No early edition of Scogan's "Jests" is extant. In 1565–6 Thomas Colwell obtained a license for printing "the geystes of Skoggon gathered together in this volume." The wording of the entry suggests that some of the "geystes" had already been published separately. The only argument adduced in favour of Boorde's responsibility for the publication lies in the fact that Colwell, the first publisher, had succeeded to the business of Robert Wyer, who was Boorde's regular publisher. The work was repeatedly reissued; an edition dated 1613 was in the Harleian collection. The earliest now known is dated 1626, and the title runs, "The First and Best Part of Scoggins Jests. Full of Witty Mirth and Pleasant Shifts, done by him in France and other places: being a Preservative against Melancholy.
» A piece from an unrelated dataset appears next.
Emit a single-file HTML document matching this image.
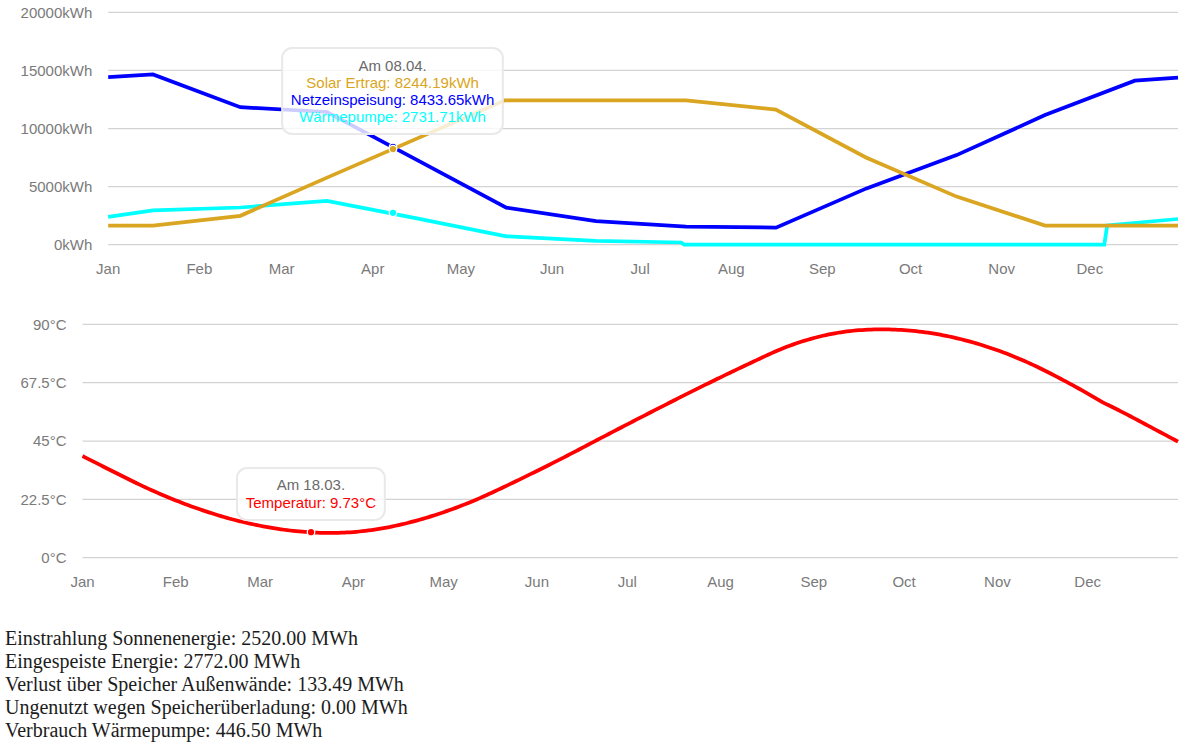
<!DOCTYPE html><html><head><meta charset="utf-8"><title>Solar</title><style>
html,body{margin:0;padding:0;background:#fff;}body{width:1191px;height:742px;overflow:hidden;}
svg{display:block;position:absolute;left:0;top:0;}
.t{font-family:"Liberation Sans",sans-serif;font-size:15px;fill:#7a7a7a;}
.s{font-family:"Liberation Serif",serif;font-size:20px;fill:#1c1c1c;}
.g{stroke:#d3d3d3;stroke-width:1.25;fill:none;}
.l{fill:none;stroke-width:3.75;stroke-linejoin:miter;stroke-linecap:butt;}
</style></head><body>
<svg width="1191" height="742" viewBox="0 0 1191 742">
<line class="g" x1="108.20" x2="1178.00" y1="12.38" y2="12.38"/>
<line class="g" x1="108.20" x2="1178.00" y1="70.46" y2="70.46"/>
<line class="g" x1="108.20" x2="1178.00" y1="128.55" y2="128.55"/>
<line class="g" x1="108.20" x2="1178.00" y1="186.64" y2="186.64"/>
<line class="g" x1="108.20" x2="1178.00" y1="244.72" y2="244.72"/>
<text class="t" x="92.3" y="17.57" text-anchor="end">20000kWh</text>
<text class="t" x="92.3" y="75.66" text-anchor="end">15000kWh</text>
<text class="t" x="92.3" y="133.75" text-anchor="end">10000kWh</text>
<text class="t" x="92.3" y="191.84" text-anchor="end">5000kWh</text>
<text class="t" x="92.3" y="249.92" text-anchor="end">0kWh</text>
<text class="t" x="108.20" y="274" text-anchor="middle">Jan</text>
<text class="t" x="199.31" y="274" text-anchor="middle">Feb</text>
<text class="t" x="281.60" y="274" text-anchor="middle">Mar</text>
<text class="t" x="372.71" y="274" text-anchor="middle">Apr</text>
<text class="t" x="460.88" y="274" text-anchor="middle">May</text>
<text class="t" x="551.99" y="274" text-anchor="middle">Jun</text>
<text class="t" x="640.16" y="274" text-anchor="middle">Jul</text>
<text class="t" x="731.27" y="274" text-anchor="middle">Aug</text>
<text class="t" x="822.38" y="274" text-anchor="middle">Sep</text>
<text class="t" x="910.55" y="274" text-anchor="middle">Oct</text>
<text class="t" x="1001.66" y="274" text-anchor="middle">Nov</text>
<text class="t" x="1089.83" y="274" text-anchor="middle">Dec</text>
<path class="l" stroke="#00ffff" d="M108.20,216.80 L153.00,210.40 L240.30,207.50 L327.00,201.00 L416.80,218.30 L506.30,236.30 L596.00,240.80 L681.30,242.50 L684.20,244.70 L1104.30,244.70 L1107.20,225.40 L1178.00,219.00"/>
<path class="l" stroke="#0000ff" d="M108.20,77.20 L153.00,74.40 L240.30,107.20 L327.00,112.00 L416.80,159.90 L506.30,207.60 L596.00,221.20 L686.00,226.60 L776.00,227.60 L866.50,188.40 L956.60,155.10 L1045.00,115.10 L1134.80,80.70 L1178.00,77.60"/>
<path class="l" stroke="#daa520" d="M108.20,225.50 L153.00,225.50 L240.30,215.80 L327.00,177.60 L416.80,138.60 L504.90,100.40 L596.00,100.40 L686.00,100.40 L775.80,109.60 L866.00,157.50 L956.60,196.60 L1045.00,225.50 L1178.00,225.50"/>
<circle cx="393.0" cy="212.85" r="3.75" fill="#00ffff" stroke="#fff" stroke-width="1.25"/>
<circle cx="393.0" cy="146.9" r="3.75" fill="#0000ff" stroke="#fff" stroke-width="1.25"/>
<circle cx="393.0" cy="149.0" r="3.75" fill="#daa520" stroke="#fff" stroke-width="1.25"/>
<rect x="282.15" y="48.0" width="220.7" height="86.0" rx="10" ry="10" fill="rgba(255,255,255,0.8)" stroke="#e9e9e9" stroke-width="2"/>
<text class="t" x="392.6" y="70.7" text-anchor="middle" style="fill:#6a6a6a">Am 08.04.</text>
<text class="t" x="392.6" y="87.8" text-anchor="middle" style="fill:#daa520">Solar Ertrag: 8244.19kWh</text>
<text class="t" x="392.6" y="104.9" text-anchor="middle" style="fill:#0000ff">Netzeinspeisung: 8433.65kWh</text>
<text class="t" x="392.6" y="122.0" text-anchor="middle" style="fill:#00ffff">Wärmepumpe: 2731.71kWh</text>
<line class="g" x1="82.50" x2="1178.00" y1="324.40" y2="324.40"/>
<line class="g" x1="82.50" x2="1178.00" y1="382.70" y2="382.70"/>
<line class="g" x1="82.50" x2="1178.00" y1="441.00" y2="441.00"/>
<line class="g" x1="82.50" x2="1178.00" y1="499.30" y2="499.30"/>
<line class="g" x1="82.50" x2="1178.00" y1="557.60" y2="557.60"/>
<text class="t" x="66.5" y="329.60" text-anchor="end">90°C</text>
<text class="t" x="66.5" y="387.90" text-anchor="end">67.5°C</text>
<text class="t" x="66.5" y="446.20" text-anchor="end">45°C</text>
<text class="t" x="66.5" y="504.50" text-anchor="end">22.5°C</text>
<text class="t" x="66.5" y="562.80" text-anchor="end">0°C</text>
<text class="t" x="82.50" y="586.7" text-anchor="middle">Jan</text>
<text class="t" x="175.80" y="586.7" text-anchor="middle">Feb</text>
<text class="t" x="260.07" y="586.7" text-anchor="middle">Mar</text>
<text class="t" x="353.37" y="586.7" text-anchor="middle">Apr</text>
<text class="t" x="443.65" y="586.7" text-anchor="middle">May</text>
<text class="t" x="536.95" y="586.7" text-anchor="middle">Jun</text>
<text class="t" x="627.24" y="586.7" text-anchor="middle">Jul</text>
<text class="t" x="720.54" y="586.7" text-anchor="middle">Aug</text>
<text class="t" x="813.84" y="586.7" text-anchor="middle">Sep</text>
<text class="t" x="904.12" y="586.7" text-anchor="middle">Oct</text>
<text class="t" x="997.42" y="586.7" text-anchor="middle">Nov</text>
<text class="t" x="1087.71" y="586.7" text-anchor="middle">Dec</text>
<path class="l" stroke="#ff0000" d="M82.50,456.02 L85.51,457.55 L88.52,459.09 L91.53,460.62 L94.54,462.14 L97.55,463.67 L100.56,465.19 L103.57,466.71 L106.58,468.23 L109.59,469.74 L112.60,471.25 L115.61,472.76 L118.62,474.26 L121.62,475.77 L124.63,477.27 L127.64,478.76 L130.65,480.26 L133.66,481.74 L136.67,483.20 L139.68,484.64 L142.69,486.07 L145.70,487.47 L148.71,488.85 L151.72,490.21 L154.73,491.56 L157.74,492.88 L160.75,494.19 L163.76,495.47 L166.77,496.73 L169.78,497.98 L172.79,499.20 L175.80,500.41 L178.81,501.59 L181.82,502.76 L184.83,503.90 L187.84,505.03 L190.85,506.14 L193.86,507.22 L196.87,508.29 L199.88,509.34 L202.88,510.36 L205.89,511.37 L208.90,512.36 L211.91,513.32 L214.92,514.27 L217.93,515.20 L220.94,516.11 L223.95,516.99 L226.96,517.85 L229.97,518.69 L232.98,519.50 L235.99,520.29 L239.00,521.06 L242.01,521.80 L245.02,522.52 L248.03,523.22 L251.04,523.89 L254.05,524.54 L257.06,525.17 L260.07,525.77 L263.08,526.35 L266.09,526.90 L269.10,527.43 L272.11,527.94 L275.12,528.42 L278.12,528.89 L281.13,529.32 L284.14,529.74 L287.15,530.13 L290.16,530.49 L293.17,530.84 L296.18,531.16 L299.19,531.45 L302.20,531.73 L305.21,531.97 L308.22,532.20 L311.23,532.40 L314.24,532.57 L317.25,532.71 L320.26,532.82 L323.27,532.90 L326.28,532.94 L329.29,532.96 L332.30,532.95 L335.31,532.91 L338.32,532.84 L341.33,532.74 L344.34,532.61 L347.35,532.45 L350.36,532.26 L353.37,532.03 L356.38,531.78 L359.38,531.50 L362.39,531.19 L365.40,530.85 L368.41,530.48 L371.42,530.08 L374.43,529.65 L377.44,529.19 L380.45,528.70 L383.46,528.17 L386.47,527.62 L389.48,527.04 L392.49,526.43 L395.50,525.79 L398.51,525.12 L401.52,524.42 L404.53,523.70 L407.54,522.95 L410.55,522.18 L413.56,521.39 L416.57,520.57 L419.58,519.73 L422.59,518.87 L425.60,517.98 L428.61,517.08 L431.62,516.14 L434.62,515.19 L437.63,514.21 L440.64,513.21 L443.65,512.19 L446.66,511.14 L449.67,510.07 L452.68,508.98 L455.69,507.87 L458.70,506.73 L461.71,505.57 L464.72,504.38 L467.73,503.17 L470.74,501.94 L473.75,500.69 L476.76,499.41 L479.77,498.11 L482.78,496.79 L485.79,495.45 L488.80,494.08 L491.81,492.69 L494.82,491.28 L497.83,489.87 L500.84,488.45 L503.85,487.02 L506.86,485.59 L509.87,484.16 L512.88,482.72 L515.88,481.27 L518.89,479.82 L521.90,478.36 L524.91,476.89 L527.92,475.42 L530.93,473.94 L533.94,472.46 L536.95,470.97 L539.96,469.47 L542.97,467.97 L545.98,466.46 L548.99,464.95 L552.00,463.43 L555.01,461.91 L558.02,460.38 L561.03,458.84 L564.04,457.30 L567.05,455.75 L570.06,454.19 L573.07,452.63 L576.08,451.07 L579.09,449.49 L582.10,447.92 L585.11,446.33 L588.12,444.75 L591.12,443.17 L594.13,441.59 L597.14,440.01 L600.15,438.44 L603.16,436.87 L606.17,435.30 L609.18,433.73 L612.19,432.16 L615.20,430.60 L618.21,429.03 L621.22,427.47 L624.23,425.91 L627.24,424.36 L630.25,422.80 L633.26,421.25 L636.27,419.70 L639.28,418.15 L642.29,416.60 L645.30,415.06 L648.31,413.51 L651.32,411.97 L654.33,410.43 L657.34,408.90 L660.35,407.36 L663.36,405.83 L666.37,404.30 L669.38,402.77 L672.38,401.24 L675.39,399.72 L678.40,398.20 L681.41,396.68 L684.42,395.16 L687.43,393.65 L690.44,392.15 L693.45,390.65 L696.46,389.15 L699.47,387.66 L702.48,386.17 L705.49,384.69 L708.50,383.21 L711.51,381.73 L714.52,380.26 L717.53,378.80 L720.54,377.33 L723.55,375.88 L726.56,374.42 L729.57,372.97 L732.58,371.53 L735.59,370.09 L738.60,368.65 L741.61,367.22 L744.62,365.79 L747.62,364.36 L750.63,362.95 L753.64,361.53 L756.65,360.12 L759.66,358.71 L762.67,357.31 L765.68,355.91 L768.69,354.52 L771.70,353.14 L774.71,351.81 L777.72,350.51 L780.73,349.26 L783.74,348.04 L786.75,346.86 L789.76,345.72 L792.77,344.62 L795.78,343.56 L798.79,342.54 L801.80,341.55 L804.81,340.61 L807.82,339.70 L810.83,338.83 L813.84,338.00 L816.85,337.21 L819.86,336.46 L822.87,335.75 L825.88,335.08 L828.88,334.44 L831.89,333.85 L834.90,333.29 L837.91,332.77 L840.92,332.29 L843.93,331.85 L846.94,331.45 L849.95,331.09 L852.96,330.76 L855.97,330.48 L858.98,330.23 L861.99,330.03 L865.00,329.85 L868.01,329.70 L871.02,329.58 L874.03,329.48 L877.04,329.42 L880.05,329.38 L883.06,329.38 L886.07,329.40 L889.08,329.45 L892.09,329.53 L895.10,329.64 L898.11,329.78 L901.12,329.94 L904.12,330.14 L907.13,330.36 L910.14,330.62 L913.15,330.90 L916.16,331.21 L919.17,331.55 L922.18,331.91 L925.19,332.31 L928.20,332.73 L931.21,333.19 L934.22,333.67 L937.23,334.18 L940.24,334.72 L943.25,335.29 L946.26,335.89 L949.27,336.51 L952.28,337.17 L955.29,337.85 L958.30,338.56 L961.31,339.30 L964.32,340.06 L967.33,340.85 L970.34,341.67 L973.35,342.52 L976.36,343.39 L979.37,344.29 L982.38,345.22 L985.38,346.17 L988.39,347.16 L991.40,348.16 L994.41,349.20 L997.42,350.27 L1000.43,351.36 L1003.44,352.47 L1006.45,353.62 L1009.46,354.79 L1012.47,355.99 L1015.48,357.22 L1018.49,358.47 L1021.50,359.76 L1024.51,361.07 L1027.52,362.40 L1030.53,363.76 L1033.54,365.16 L1036.55,366.57 L1039.56,368.02 L1042.57,369.49 L1045.58,370.99 L1048.59,372.51 L1051.60,374.04 L1054.61,375.58 L1057.62,377.14 L1060.62,378.72 L1063.63,380.31 L1066.64,381.92 L1069.65,383.54 L1072.66,385.18 L1075.67,386.83 L1078.68,388.50 L1081.69,390.18 L1084.70,391.88 L1087.71,393.60 L1090.72,395.33 L1093.73,397.07 L1096.74,398.83 L1099.75,400.61 L1102.76,402.40 L1105.77,403.85 L1108.78,405.31 L1111.79,406.79 L1114.80,408.28 L1117.81,409.79 L1120.82,411.31 L1123.83,412.85 L1126.84,414.41 L1129.85,415.98 L1132.86,417.56 L1135.87,419.16 L1138.88,420.77 L1141.88,422.38 L1144.89,423.99 L1147.90,425.59 L1150.91,427.20 L1153.92,428.80 L1156.93,430.40 L1159.94,432.00 L1162.95,433.61 L1165.96,435.21 L1168.97,436.81 L1171.98,438.41 L1174.99,440.00 L1178.00,441.60"/>
<circle cx="311.0" cy="532.2" r="3.75" fill="#ff0000" stroke="#fff" stroke-width="1.25"/>
<rect x="237.0" y="468.0" width="147.8" height="51.9" rx="10" ry="10" fill="rgba(255,255,255,0.8)" stroke="#e9e9e9" stroke-width="2"/>
<text class="t" x="310.9" y="490.4" text-anchor="middle" style="fill:#6a6a6a">Am 18.03.</text>
<text class="t" x="310.9" y="507.6" text-anchor="middle" style="fill:#ff0000">Temperatur: 9.73°C</text>
<text class="s" x="5" y="645">Einstrahlung Sonnenenergie: 2520.00 MWh</text>
<text class="s" x="5" y="668">Eingespeiste Energie: 2772.00 MWh</text>
<text class="s" x="5" y="691">Verlust über Speicher Außenwände: 133.49 MWh</text>
<text class="s" x="5" y="714">Ungenutzt wegen Speicherüberladung: 0.00 MWh</text>
<text class="s" x="5" y="737">Verbrauch Wärmepumpe: 446.50 MWh</text>
</svg></body></html>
Gathered by Andrew Boord, Doctor of physicke, London. Printed by Francis Williams, 1626," 12mo (black letter). An abridgment (chap-book) was issued about 1680, and again by James Caulfield in 1796. The full text is in William Carew Hazlitt's "Old English Jest-books" (1864, ii. 37–161).

Numerous references to "Scoggin's Jests" in sixteenth and seventeenth century literature attest their popularity. In 1575 the tract was in the library of Captain Cox. "Scoggin's Jests" was coupled with "The Hundred Merry Tales" as popular manuals of witticisms in the epilogue of "Wily Beguil'd," 1606 (written earlier). In 1607 there appeared a like collection of jests, under the title of "Dobson's Drie Bobbes, son and heire to Scoggin." "Scoggin's jests" is numbered among popular tracts of the day by John Taylor, the water-poet, in his "Motto" (1622), and in "Harry White his Humour" (1640?), as well as in the comedy called "London Chaunticleers" (1659). Fulke Greville, 1st Baron Brooke, versified a coarse anecdote of "Scoggin" in "Caelica," No. xlix. In 1680, at the trial of Elizabeth Cellier, one of the judges, Baron Weston, indicated his sense of the absurdity of the evidence of a witness who confusedly related his clumsy search after a suspected person by remarking, "Why, Scoggin look'd for his knife on the housetop." The words refer to Scogan's account of his search for a hare on the housetop (State Trials, vii. 1043).

He has been confused with Henry Scogan.